Investing

EBay shares jump after a 'double upgrade' from Morgan Stanley

Key Points
  • Morgan Stanley raised its rating on eBay to overweight from underweight and hiked their price target to $58 a share from $36.
  • Analyst Brian Nowak says eBay's move away from PayPal could juice the company's numbers in the long run.
  • "We are bullish about this initiative as we've seen other leading platforms … observe higher user conversion/spend from," Nowak says.
Devin Wenig, eBay
Odd Andersen | AFP | Getty Images

Shares of eBay jumped 2.8 percent Wednesday after analysts at Morgan Stanley "double upgraded" the stock on expectations that a transition away from PayPal will give the online seller a boost.

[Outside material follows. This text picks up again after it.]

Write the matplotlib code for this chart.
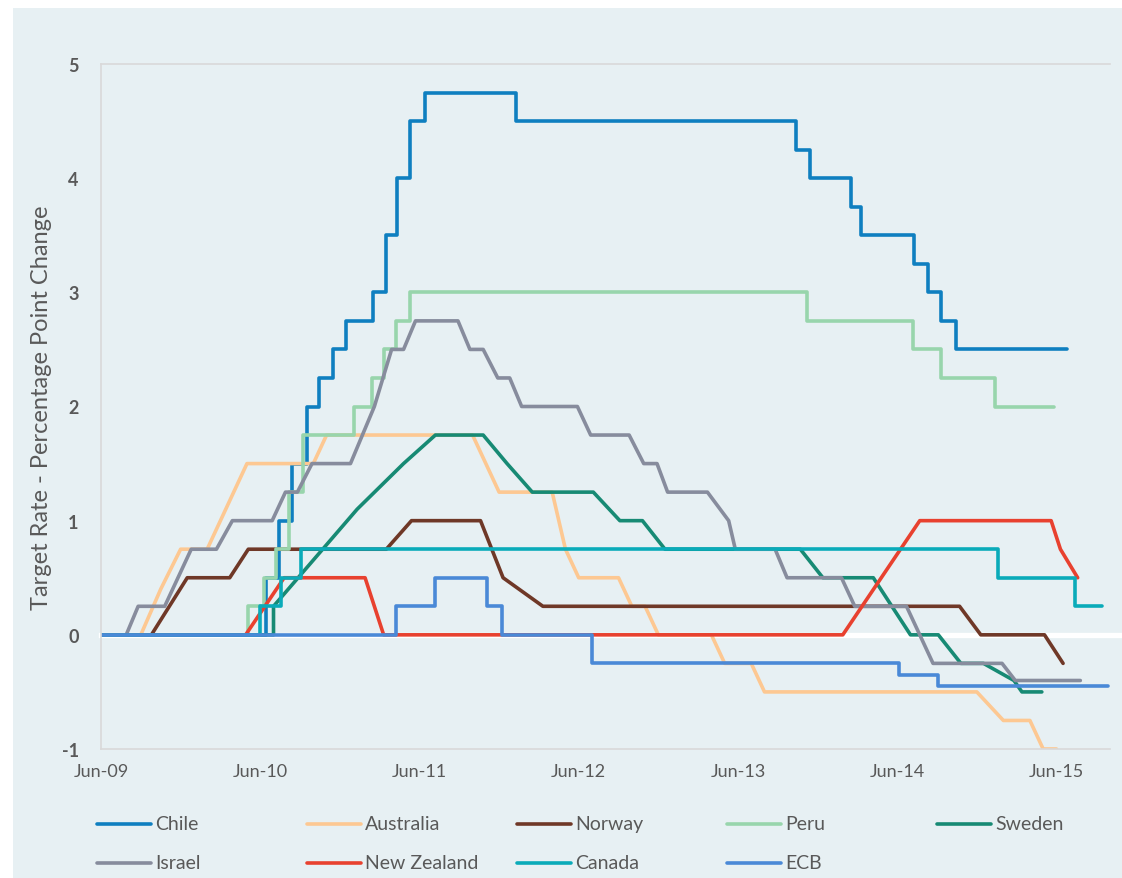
import matplotlib
matplotlib.use("Agg")
import matplotlib.pyplot as plt
from matplotlib.patches import Rectangle
from matplotlib.lines import Line2D

plt.rcParams['font.family'] = ['Lato', 'DejaVu Sans']

# === Data: months since Jun-09, change in target rate (percentage points) ===
tick_months = [0, 12, 24, 36, 48, 60, 72]
tick_labels = ["Jun-09", "Jun-10", "Jun-11", "Jun-12", "Jun-13", "Jun-14", "Jun-15"]

# step series (daily decisions)
chile_m = [0, 12.4, 13.4, 14.4, 15.5, 16.4, 17.5, 18.5, 20.5, 21.5, 22.3, 23.3, 24.4,
           31.3, 52.4, 53.4, 56.5, 57.3, 61.3, 62.3, 63.3, 64.4, 72.8]
chile_v = [0, 0.5, 1.0, 1.5, 2.0, 2.25, 2.5, 2.75, 3.0, 3.5, 4.0, 4.5, 4.75,
           4.5, 4.25, 4.0, 3.75, 3.5, 3.25, 3.0, 2.75, 2.5, 2.5]

peru_m = [0, 11.1, 12.3, 13.2, 14.2, 15.2, 19.1, 20.4, 21.3, 22.2, 23.3, 53.2, 61.2, 63.3, 67.4, 71.8]
peru_v = [0, 0.25, 0.5, 0.75, 1.25, 1.75, 2.0, 2.25, 2.5, 2.75, 3.0, 2.75, 2.5, 2.25, 2.0, 2.0]

canada_m = [0, 12.0, 13.6, 15.1, 67.6, 73.4, 75.4]
canada_v = [0, 0.25, 0.5, 0.75, 0.5, 0.25, 0.25]

ecb_m = [0, 22.2, 25.2, 29.1, 30.2, 37.0, 60.1, 63.1, 75.9]
ecb_v = [0, 0.25, 0.5, 0.25, 0, -0.25, -0.35, -0.45, -0.45]

# monthly series (linear between points)
australia_m = [0, 3, 4.5, 6, 8, 9, 10, 11, 16, 17, 28, 29, 30, 34, 35, 36, 39, 40, 41, 42,
               46, 47, 49, 50, 66, 68, 70, 71, 72]
australia_v = [0, 0, 0.4, 0.75, 0.75, 1.0, 1.25, 1.5, 1.5, 1.75, 1.75, 1.5, 1.25, 1.25, 0.75, 0.5,
               0.5, 0.25, 0.25, 0, 0, -0.25, -0.25, -0.5, -0.5, -0.75, -0.75, -1.0, -1.0]

norway_m = [0, 3.8, 6.5, 9.7, 11.1, 21.5, 23.4, 28.6, 30.3, 33.3, 64.7, 66.3, 71.1, 72.5]
norway_v = [0, 0, 0.5, 0.5, 0.75, 0.75, 1.0, 1.0, 0.5, 0.25, 0.25, 0, 0, -0.25]

sweden_m = [0, 13.0, 13.0, 19.3, 22.8, 25.2, 28.8, 30.6, 32.5, 37.1, 39.1, 40.8, 42.5,
            52.7, 54.4, 58.2, 61.0, 63.1, 64.8, 66.5, 68.8, 69.4, 70.9]
sweden_v = [0, 0, 0.25, 1.1, 1.5, 1.75, 1.75, 1.5, 1.25, 1.25, 1.0, 1.0, 0.75,
            0.75, 0.5, 0.5, 0, 0, -0.25, -0.25, -0.4, -0.5, -0.5]

israel_m = [0, 1.9, 2.8, 4.8, 6.8, 8.7, 9.9, 12.9, 13.9, 14.8, 15.9, 18.8, 20.6, 21.9, 22.8,
            23.7, 26.9, 27.8, 28.8, 29.9, 30.8, 31.7, 35.9, 36.9, 39.8, 40.9, 41.9, 42.7,
            45.7, 47.3, 47.8, 50.8, 51.7, 55.8, 56.8, 60.7, 62.7, 67.9, 68.9, 73.8]
israel_v = [0, 0, 0.25, 0.25, 0.75, 0.75, 1.0, 1.0, 1.25, 1.25, 1.5, 1.5, 2.0, 2.5, 2.5,
            2.75, 2.75, 2.5, 2.5, 2.25, 2.25, 2.0, 2.0, 1.75, 1.75, 1.5, 1.5, 1.25,
            1.25, 1.0, 0.75, 0.75, 0.5, 0.5, 0.25, 0.25, -0.25, -0.25, -0.4, -0.4]

nz_m = [0, 10.9, 13.8, 19.9, 21.3, 55.9, 61.7, 71.6, 72.3, 73.6]
nz_v = [0, 0, 0.5, 0.5, 0, 0, 1.0, 1.0, 0.75, 0.5]

# === Figure ===
W, H = 1122, 879
fig = plt.figure(figsize=(W / 100, H / 100), dpi=100, facecolor="white")
fig.add_artist(Rectangle((13 / W, 0), 1 - 13 / W, 1 - 9 / H, transform=fig.transFigure,
                         facecolor="#e7f0f3", edgecolor="none", zorder=0))

ax = fig.add_axes([101 / W, 1 - 750 / H, 1009 / W, 685 / H])
ax.set_facecolor("none")
ax.set_xlim(0, 1009 / 13.27)
ax.set_ylim(-1, 5)

# white zero line running out to the edge of the figure
ax.axhline(0, xmin=0, xmax=(W - 101) / 1009, color="white", lw=3.8, zorder=1.5, clip_on=False)

style = dict(lw=2.6, solid_joinstyle="round", solid_capstyle="round")
series = [
    ("Chile", chile_m, chile_v, "#0f7fc0", True),
    ("Australia", australia_m, australia_v, "#fdc892", False),
    ("Norway", norway_m, norway_v, "#6f3827", False),
    ("Peru", peru_m, peru_v, "#98d5ac", True),
    ("Sweden", sweden_m, sweden_v, "#178a74", False),
    ("Israel", israel_m, israel_v, "#878c9d", False),
    ("New Zealand", nz_m, nz_v, "#e8412f", False),
    ("Canada", canada_m, canada_v, "#0aabb9", True),
    ("ECB", ecb_m, ecb_v, "#4a89d7", True),
]
for name, m, v, col, is_step in series:
    if is_step:
        ax.step(m, v, where="post", color=col, label=name, **style)
    else:
        ax.plot(m, v, color=col, label=name, **style)

ax.set_xticks(tick_months)
ax.set_xticklabels(tick_labels, fontsize=13, color="#595959")
ax.set_yticks(range(-1, 6))
ax.set_yticklabels([str(i) for i in range(-1, 6)], fontsize=13, fontweight="bold", color="#595959")
ax.tick_params(axis="both", length=0)
ax.tick_params(axis="y", pad=16)
ax.tick_params(axis="x", pad=10)

for s in ["top", "bottom", "left"]:
    ax.spines[s].set_color("#d9d9d9")
    ax.spines[s].set_linewidth(1.2)
ax.spines["right"].set_visible(False)

fig.text(42 / W, 1 - 408 / H, "Target Rate - Percentage Point Change", rotation=90,
         ha="center", va="center", fontsize=17, color="#595959")

# legend laid out on a regular grid like the original
for i, (name, m, v, col, is_step) in enumerate(series):
    row, c = divmod(i, 5)
    x0 = 97 + 210 * c
    y0 = 825 + 39 * row
    fig.add_artist(Line2D([x0 / W, (x0 + 54) / W], [1 - y0 / H, 1 - y0 / H],
                          transform=fig.transFigure, color=col, lw=2.6, solid_capstyle="round"))
    fig.text((x0 + 58) / W, 1 - y0 / H, name, ha="left", va="center", fontsize=14, color="#595959")

fig.savefig("out.png", dpi=100, facecolor="white")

Analysts at the investment bank raised their rating on eBay to overweight all the way from underweight — skipping equal weight — and hiked their price target to $58 a share from $36. Morgan Stanley's new price target represents a 42.8 percent upside from Tuesday's close. EBay's stock was up 7.6 percent this year as of Tuesday's closing.

"We expect EBAY to start intermediating its own payments (pulling away from PayPal) in '18 as management stated on its 4Q:17 conference call, with a planned full transition in mid-2020," Morgan Stanley analyst Brian Nowak said in a note to clients. "We are bullish about this initiative as we've seen other leading platforms … observe higher user conversion/spend from."

"As a payment intermediator, EBAY will be responsible for collecting funds from buyers and instructing payment processors to disburse funds to merchants, which is currently done by PayPal. EBAY acting as both marketplace and payment intermediator could simplify and reduce costs for merchants, who would pay a single fee to EBAY," he said.

EBay and PayPal were part of the same company until 2015, when they were split into independent stand-alone businesses. Earlier this year, eBay announced it would use Adyen to process its sales.

Nowak said eBay's move away from PayPal should improve the company's ability to grow buyers and gross merchandise value, as well as increase earnings before interest and taxes (EBIT) by 20 percent over the next three years. It will also lead to a 52 percent increase in gross payment margin, he said.

"We could be early, as the market may not give EBAY credit for its 2021 payments business for some time," Nowak said. "That said, we expect the '18/'19 testing/gradual roll-out to act as sign posts for progress."